World War II (1931-1945)
“The Second World War presented a mirror to the human condition which blinded anyone who looked into it.” — Norman Mailer, “The White Negro: Superficial Reflections on the Hipster” (1957)
Of the endless ocean of books on the Second World War, we have dozens and dozens of new and carefully chosen titles. I define it as beginning with the Japanese Empire’s invasion of Manchuria and ending with not only V-E and V-J Days but also the immediate crises of displaced people, the Soviet Union’s creation of the Iron Curtain, and the growing revelations of the extent of the Holocaust.

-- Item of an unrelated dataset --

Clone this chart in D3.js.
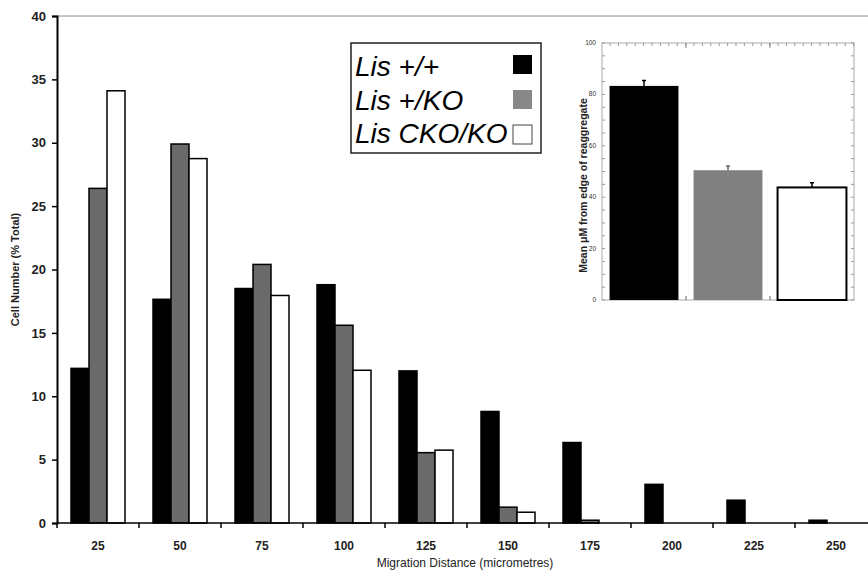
<!DOCTYPE html>
<html>
<head>
<meta charset="utf-8">
<script src="https://cdn.jsdelivr.net/npm/d3@7"></script>
<style>
  body { margin: 0; background: #fff; }
  svg { display: block; font-family: "Liberation Sans", Arial, sans-serif; }
</style>
</head>
<body>
<div id="chart"></div>
<script>
const distances = ["25", "50", "75", "100", "125", "150", "175", "200", "225", "250"];
const genotypes = ["Lis +/+", "Lis +/KO", "Lis CKO/KO"];
const wildType = [12.2, 17.65, 18.5, 18.8, 12.0, 8.8, 6.35, 3.05, 1.8, 0.22];
const heterozygous = [26.4, 29.9, 20.4, 15.6, 5.55, 1.25, 0.22, 0, 0, 0];
const knockout = [34.1, 28.75, 17.95, 12.05, 5.75, 0.85, 0, 0, 0, 0];
const yTicks = [0, 5, 10, 15, 20, 25, 30, 35, 40];

const insetMeans = [83.3, 50.5, 43.8];
const insetErrors = [2.1, 1.6, 1.8];
const insetTicks = [0, 20, 40, 60, 80, 100];

const width = 868, height = 571;
const svg = d3.select("#chart").append("svg")
    .attr("width", width)
    .attr("height", height);

// Main histogram
const x = d3.scaleBand().domain(distances).range([57, 877]).paddingInner(0).paddingOuter(0);
const xSub = d3.scaleBand().domain(genotypes).range([14, 68]);
const y = d3.scaleLinear().domain([0, 40]).range([523, 16]);

const fills = ["#000", "#6a6a6a", "#fff"];
const series = [wildType, heterozygous, knockout];

// top frame line
svg.append("line")
    .attr("x1", 57).attr("x2", width)
    .attr("y1", y(40)).attr("y2", y(40))
    .style("stroke", "#888")
    .style("stroke-width", 1);

const rows = distances.map((d, i) => ({ d, values: series.map(s => s[i]) }));

const groups = svg.selectAll(".group")
    .data(rows)
    .enter()
    .append("g")
    .attr("transform", r => `translate(${x(r.d)},0)`);

groups.selectAll("rect")
    .data(r => r.values.map((v, k) => ({ v, k })).filter(o => o.v > 0))
    .enter()
    .append("rect")
    .attr("x", o => xSub(genotypes[o.k]))
    .attr("width", xSub.bandwidth())
    .attr("y", o => y(o.v))
    .attr("height", o => y(0) - y(o.v))
    .style("fill", o => fills[o.k])
    .style("stroke", "#000")
    .style("stroke-width", 1.5);

// x axis
const xAxis = svg.append("g")
    .attr("transform", `translate(0,${y(0)})`);
xAxis.append("line")
    .attr("x1", 57).attr("x2", width)
    .style("stroke", "#000").style("stroke-width", 1.5);
xAxis.selectAll(".xt")
    .data(distances)
    .enter()
    .append("line")
    .attr("x1", d => x(d)).attr("x2", d => x(d))
    .attr("y1", 0).attr("y2", 5)
    .style("stroke", "#000").style("stroke-width", 1.5);
xAxis.selectAll(".xl")
    .data(distances)
    .enter()
    .append("text")
    .attr("x", d => x(d) + x.bandwidth() / 2)
    .attr("y", 27)
    .attr("text-anchor", "middle")
    .style("font-size", "12px")
    .style("font-weight", "bold")
    .style("fill", "#222")
    .text(d => d);

svg.append("text")
    .attr("x", 465)
    .attr("y", 567)
    .attr("text-anchor", "middle")
    .style("font-size", "12px")
    .style("fill", "#222")
    .text("Migration Distance (micrometres)");

// y axis
const yAxis = svg.append("g")
    .attr("transform", "translate(57,0)")
    .call(d3.axisLeft(y).tickValues(yTicks).tickSize(5).tickPadding(6));
yAxis.select(".domain").style("stroke-width", 2);
yAxis.selectAll(".tick line").style("stroke-width", 1.5);
yAxis.selectAll(".tick text")
    .style("font-size", "13px")
    .style("font-weight", "bold")
    .style("font-family", "Liberation Sans, Arial, sans-serif")
    .style("fill", "#222");

svg.append("text")
    .attr("transform", `translate(19,${(y(0) + y(40)) / 2}) rotate(-90)`)
    .attr("text-anchor", "middle")
    .style("font-size", "11px")
    .style("font-weight", "bold")
    .style("fill", "#222")
    .text("Cell Number (% Total)");

// Legend
const legend = svg.append("g").attr("transform", "translate(351,43)");
legend.append("rect")
    .attr("width", 190).attr("height", 110)
    .style("fill", "#fff")
    .style("stroke", "#222")
    .style("stroke-width", 1.5);
const legendFills = ["#000", "#888", "#fff"];
genotypes.forEach((g, i) => {
    legend.append("text")
        .attr("x", 4)
        .attr("y", 33 + i * 33.5)
        .style("font-size", "28px")
        .style("font-style", "italic")
        .text(g);
    legend.append("rect")
        .attr("x", 162)
        .attr("y", 12 + i * 35)
        .attr("width", 19).attr("height", 19)
        .style("fill", legendFills[i])
        .style("stroke", i === 2 ? "#444" : "none")
        .style("stroke-width", 1);
});

// Inset bar chart
const ix = d3.scaleBand().domain(genotypes).range([602, 854]).paddingInner(0.18).paddingOuter(0.09);
const iy = d3.scaleLinear().domain([0, 100]).range([300, 43]);
const inset = svg.append("g");

inset.append("rect")
    .attr("x", 602).attr("y", iy(100))
    .attr("width", 252).attr("height", iy(0) - iy(100))
    .style("fill", "#fff")
    .style("stroke", "#aaa")
    .style("stroke-width", 1);

const minor = d3.range(0, 101, 5);
inset.selectAll(".ml")
    .data(minor)
    .enter()
    .append("line")
    .attr("x1", 602).attr("x2", 605)
    .attr("y1", d => iy(d)).attr("y2", d => iy(d))
    .style("stroke", "#999");
inset.selectAll(".mr")
    .data(minor)
    .enter()
    .append("line")
    .attr("x1", 851).attr("x2", 854)
    .attr("y1", d => iy(d)).attr("y2", d => iy(d))
    .style("stroke", "#999");
const topTicks = d3.range(610, 854, 8.4);
inset.selectAll(".mt")
    .data(topTicks)
    .enter()
    .append("line")
    .attr("x1", d => d).attr("x2", d => d)
    .attr("y1", iy(100)).attr("y2", iy(100) + 3)
    .style("stroke", "#999");
inset.selectAll(".bt")
    .data(genotypes.slice(1))
    .enter()
    .append("line")
    .attr("x1", d => ix(d) - ix.step() * 0.09).attr("x2", d => ix(d) - ix.step() * 0.09)
    .attr("y1", iy(0)).attr("y2", iy(0) - 4)
    .style("stroke", "#666");
inset.selectAll(".tt")
    .data(genotypes.slice(1))
    .enter()
    .append("line")
    .attr("x1", d => ix(d) - ix.step() * 0.09).attr("x2", d => ix(d) - ix.step() * 0.09)
    .attr("y1", iy(100)).attr("y2", iy(100) + 5)
    .style("stroke", "#888");

inset.selectAll(".ib")
    .data(genotypes)
    .enter()
    .append("rect")
    .attr("x", d => ix(d))
    .attr("width", ix.bandwidth())
    .attr("y", (d, i) => iy(insetMeans[i]))
    .attr("height", (d, i) => iy(0) - iy(insetMeans[i]))
    .style("fill", (d, i) => ["#000", "#808080", "#fff"][i])
    .style("stroke", (d, i) => i === 2 ? "#000" : "none")
    .style("stroke-width", 2);

inset.selectAll(".err")
    .data(genotypes)
    .enter()
    .append("path")
    .attr("d", (d, i) => {
        const cx = ix(d) + ix.bandwidth() / 2;
        const top = iy(insetMeans[i] + insetErrors[i]);
        return `M${cx},${iy(insetMeans[i])}V${top}M${cx - 2},${top}H${cx + 2}`;
    })
    .style("stroke", (d, i) => i === 1 ? "#666" : "#000")
    .style("stroke-width", 1.5)
    .style("fill", "none");

inset.selectAll(".il")
    .data(insetTicks)
    .enter()
    .append("text")
    .attr("x", 596)
    .attr("y", d => iy(d) + 2)
    .attr("text-anchor", "end")
    .style("font-size", "6.5px")
    .style("fill", "#333")
    .text(d => d);

inset.append("text")
    .attr("transform", `translate(587,${(iy(0) + iy(100)) / 2 + 14}) rotate(-90)`)
    .attr("text-anchor", "middle")
    .style("font-size", "10.5px")
    .style("font-weight", "bold")
    .style("fill", "#222")
    .text("Mean \u03bcM from edge of reaggregate");
</script>
</body>
</html>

In significant ways the Second World War was the defining crucible of the 20th Century. The First World War was prelude, the legacy of the 19th Century’s imperialism, and the Cold War was the sequel. Of the making of books about it there is no end — but the persistence of good research and good writing, and good publication underscores the war’s centrality of the world we live in today and the world our descendents will live in for the foreseeable future.
Flight to Arras
Flight to Arras
Flight to Arras is a memoir recounting the author's role in the French Air Force as pilot of a reconnaissance plane during the Battle of France in 1940. The book condenses months of his flights into a single terrifying mission over the town of Arras. At the start of the war there were only fifty reconnaissance crews, of which twenty-three were in his unit. Within the first few days of the German invasion of France in May 1940, seventeen of the crews were sacrificed recklessly, he writes "like glasses of water thrown onto a forest fire". Saint-Exupéry survived the French defeat but refused to join the Royal Air Force over political differences with de Gaulle. In July 1944, "risking flesh to prove good faith", he failed to return from a recon mission over France.